[Begin]
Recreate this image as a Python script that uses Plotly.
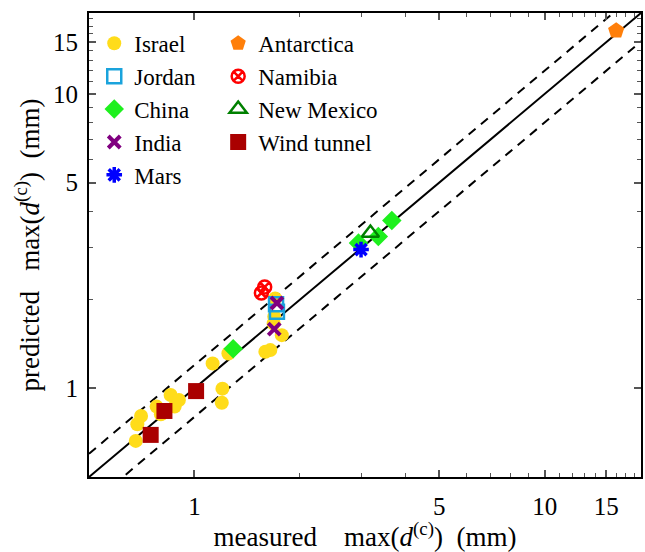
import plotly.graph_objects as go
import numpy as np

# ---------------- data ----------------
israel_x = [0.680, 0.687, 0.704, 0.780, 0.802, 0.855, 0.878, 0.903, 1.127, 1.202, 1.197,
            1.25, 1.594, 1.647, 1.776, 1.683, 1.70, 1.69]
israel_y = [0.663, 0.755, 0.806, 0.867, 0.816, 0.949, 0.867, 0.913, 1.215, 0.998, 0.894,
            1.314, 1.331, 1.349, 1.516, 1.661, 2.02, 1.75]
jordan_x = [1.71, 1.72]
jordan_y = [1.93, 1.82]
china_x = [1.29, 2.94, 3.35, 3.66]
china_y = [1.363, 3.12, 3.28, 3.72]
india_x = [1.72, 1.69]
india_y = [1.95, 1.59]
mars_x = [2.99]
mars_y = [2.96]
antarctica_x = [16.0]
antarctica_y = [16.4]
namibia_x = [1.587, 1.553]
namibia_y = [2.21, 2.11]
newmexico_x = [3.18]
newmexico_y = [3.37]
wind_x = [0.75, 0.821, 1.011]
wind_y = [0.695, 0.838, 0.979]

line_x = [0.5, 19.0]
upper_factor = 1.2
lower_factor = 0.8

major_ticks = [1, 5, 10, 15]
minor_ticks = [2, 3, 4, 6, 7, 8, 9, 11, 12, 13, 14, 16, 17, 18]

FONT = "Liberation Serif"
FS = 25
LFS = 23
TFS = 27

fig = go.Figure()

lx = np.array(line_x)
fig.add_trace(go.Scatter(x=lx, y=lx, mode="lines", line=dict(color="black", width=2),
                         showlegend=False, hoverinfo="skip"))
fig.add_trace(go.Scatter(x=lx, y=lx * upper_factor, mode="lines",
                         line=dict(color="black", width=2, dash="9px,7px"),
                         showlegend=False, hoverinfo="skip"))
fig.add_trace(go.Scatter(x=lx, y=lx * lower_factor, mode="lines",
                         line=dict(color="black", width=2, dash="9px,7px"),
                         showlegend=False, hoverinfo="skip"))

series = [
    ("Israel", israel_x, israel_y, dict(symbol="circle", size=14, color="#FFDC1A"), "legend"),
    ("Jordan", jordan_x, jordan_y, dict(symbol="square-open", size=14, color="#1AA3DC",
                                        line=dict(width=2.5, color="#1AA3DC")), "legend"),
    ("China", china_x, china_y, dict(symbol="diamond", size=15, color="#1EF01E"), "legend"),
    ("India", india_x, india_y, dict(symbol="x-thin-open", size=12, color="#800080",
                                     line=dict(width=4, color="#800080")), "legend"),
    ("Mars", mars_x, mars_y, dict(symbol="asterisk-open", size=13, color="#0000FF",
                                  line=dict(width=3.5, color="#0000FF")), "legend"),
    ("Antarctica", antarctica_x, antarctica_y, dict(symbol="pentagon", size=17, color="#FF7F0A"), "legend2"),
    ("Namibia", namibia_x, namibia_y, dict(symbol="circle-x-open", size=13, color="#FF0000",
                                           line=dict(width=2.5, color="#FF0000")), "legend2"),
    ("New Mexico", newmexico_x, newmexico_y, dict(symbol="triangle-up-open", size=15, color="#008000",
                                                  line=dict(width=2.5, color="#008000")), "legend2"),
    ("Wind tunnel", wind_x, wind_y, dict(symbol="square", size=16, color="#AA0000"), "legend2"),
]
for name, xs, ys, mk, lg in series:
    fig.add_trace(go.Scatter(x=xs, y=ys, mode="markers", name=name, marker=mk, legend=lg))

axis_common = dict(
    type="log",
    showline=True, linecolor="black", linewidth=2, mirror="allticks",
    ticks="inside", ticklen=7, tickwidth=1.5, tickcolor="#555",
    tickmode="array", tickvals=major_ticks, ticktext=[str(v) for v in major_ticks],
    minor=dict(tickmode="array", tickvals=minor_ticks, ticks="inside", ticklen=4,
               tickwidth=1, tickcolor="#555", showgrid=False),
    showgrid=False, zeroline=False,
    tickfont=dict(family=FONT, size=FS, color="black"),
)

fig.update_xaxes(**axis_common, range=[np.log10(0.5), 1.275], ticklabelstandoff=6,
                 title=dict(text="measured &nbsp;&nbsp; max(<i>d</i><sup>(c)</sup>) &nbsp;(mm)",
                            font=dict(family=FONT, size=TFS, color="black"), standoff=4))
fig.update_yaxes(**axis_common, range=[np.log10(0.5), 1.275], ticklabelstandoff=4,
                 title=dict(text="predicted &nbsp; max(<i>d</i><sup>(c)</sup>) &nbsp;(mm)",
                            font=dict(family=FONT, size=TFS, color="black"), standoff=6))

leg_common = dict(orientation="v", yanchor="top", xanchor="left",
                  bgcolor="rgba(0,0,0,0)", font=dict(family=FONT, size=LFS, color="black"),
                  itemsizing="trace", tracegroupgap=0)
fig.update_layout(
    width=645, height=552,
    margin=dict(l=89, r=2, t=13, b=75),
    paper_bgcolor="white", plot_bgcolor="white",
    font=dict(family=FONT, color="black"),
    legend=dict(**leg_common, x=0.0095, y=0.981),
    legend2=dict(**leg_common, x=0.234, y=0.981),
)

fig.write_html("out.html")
[End]
§ **Directions**: Reproduce the data above word for word from its first line through the line that holds "import numpy as np", both ends included; skip pictures.

§ **Correct output**:
Recreate this image as a Python script that uses Plotly.
import plotly.graph_objects as go
import numpy as np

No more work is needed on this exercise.